O que é facto é que o ponto 2 do artigo 94.º da Carta Magna guineense refere que a “dissolução da Assembleia Nacional Popular não impede a subsistência do mandato dos deputados até abertura da legislatura subsequente às novas eleições.
“Entre as sessões legislativas e durante o período em que a Assembleia Nacional Popular se encontrar dissolvida, funcionará uma Comissão Permanente da Assembleia Nacional Popular”, lê-se no ponto número 1, do artigo 95.º.
E o ponto a seguir do mesmo artigo, diz o Polígrafo, determina que a “Comissão Permanente é presidida pelo presidente da Assembleia Nacional Popular”, e composta pelo vice-presidente e pelos representantes dos partidos com assento parlamentar.
A referida comissão, entretanto, ainda tem competências para acompanhar a actividade do governo e da administração; exercer os poderes da Assembleia Nacional Popular relativamente ao mandato dos deputados; promover a convocação da Assembleia Nacional Popular sempre que tal se afigure necessário; preparar a abertura das sessões; bem como pronunciar-se sobre a declaração do estado de sítio e do estado de emergência.
Entre todos os líderes da CPLP, apenas Xanana Gusmão, primeiro-ministro de Timor Leste, teve a coragem de chamar atenção pelo risco que a Guiné-Bissau representa para a comunidade, e fê-lo até antes da tomada do Parlamento pelo militares e a demissão do seu presidente.
Em breve conversa com a imprensa, Xanana Gusmão levantou sérias dúvidas sobre se a Guiné-Bissau tinha condições democráticas para presidir a CPLP, algo que pode acontecer em 2025, tendo em conta o critério de presidência rotativa.

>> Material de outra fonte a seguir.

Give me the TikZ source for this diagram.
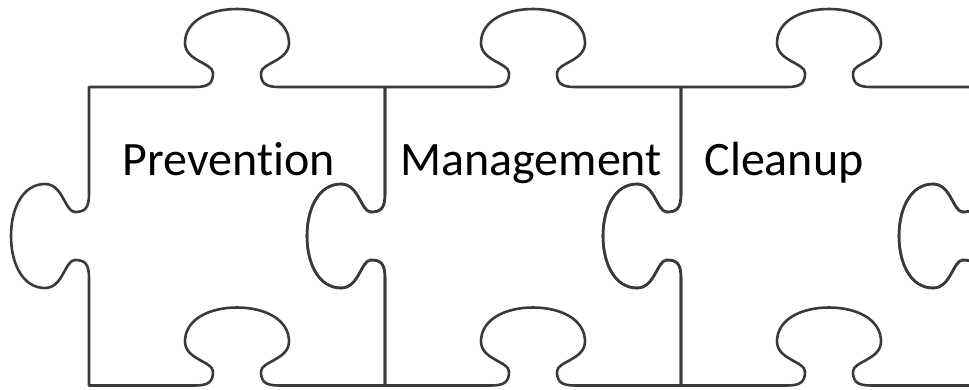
\documentclass[tikz,border=0pt]{standalone}
\usepackage{fontspec}
\setmainfont[RawFeature={-liga;-dlig}]{Carlito}
\definecolor{edgegray}{RGB}{58,58,58}
\begin{document}
\begin{tikzpicture}[x=1pt,y=-1pt,
  outline/.style={draw=edgegray,line width=2.6pt,line join=round},
  label/.style={anchor=base,text=black,font=\fontsize{48}{56}\selectfont,inner sep=0pt},
  piece/.pic={
    % top edge with a tab pointing up
    \draw[outline] (0,0) -- (106,0)
      .. controls (120,0) and (124,-4) .. (124,-14)
      .. controls (124,-24) and (96,-26) .. (96,-44)
      .. controls (96,-66) and (120,-78) .. (148,-78)
      .. controls (176,-78) and (200,-66) .. (200,-44)
      .. controls (200,-26) and (172,-24) .. (172,-14)
      .. controls (172,-4) and (176,0) .. (190,0) -- (296,0)
    % right edge with a notch
      -- (296,107)
      .. controls (296,121) and (292,125) .. (282,125)
      .. controls (272,125) and (270,97) .. (252,97)
      .. controls (230,97) and (218,121) .. (218,149)
      .. controls (218,177) and (230,201) .. (252,201)
      .. controls (270,201) and (272,173) .. (282,173)
      .. controls (292,173) and (296,177) .. (296,191) -- (296,298.5)
    % bottom edge with a notch
      -- (190,298.5)
      .. controls (176,298.5) and (172,294.5) .. (172,284.5)
      .. controls (172,274.5) and (200,272.5) .. (200,254.5)
      .. controls (200,232.5) and (176,220.5) .. (148,220.5)
      .. controls (120,220.5) and (96,232.5) .. (96,254.5)
      .. controls (96,272.5) and (124,274.5) .. (124,284.5)
      .. controls (124,294.5) and (120,298.5) .. (106,298.5) -- (0,298.5)
    % left edge with a tab pointing left
      -- (0,191)
      .. controls (0,177) and (-4,173) .. (-14,173)
      .. controls (-24,173) and (-26,201) .. (-44,201)
      .. controls (-66,201) and (-78,177) .. (-78,149)
      .. controls (-78,121) and (-66,97) .. (-44,97)
      .. controls (-26,97) and (-24,125) .. (-14,125)
      .. controls (-4,125) and (0,121) .. (0,107) -- cycle;
  }]
\useasboundingbox (0,0) rectangle (969,389);
\clip (0,0) rectangle (969,389);
\fill[white] (0,0) rectangle (969,389);
\pic at (89,87) {piece};
\pic at (385,87) {piece};
\pic at (681,87) {piece};
\pic at (977,87) {piece};
\node[label] (prevention) at (229,175) {Prevention};
\node[label] (management) at (531,175) {Management};
\node[label] (cleanup) at (784,175) {Cleanup};
\end{tikzpicture}
\end{document}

Reagindo ao silêncio de todo o resto da comunidade internacional, o presidente da Liga Guineense dos Direitos Humanos, Bubacar Turé, manifestou, em entrevista citada pela DW, “indignação face ao silêncio ensurdecedor da comunidade internacional” face àquilo a que chamou de aparente “pacto de silêncio entre a comunidade internacional face às atrocidades do regime [da Guiné-Bissau]”.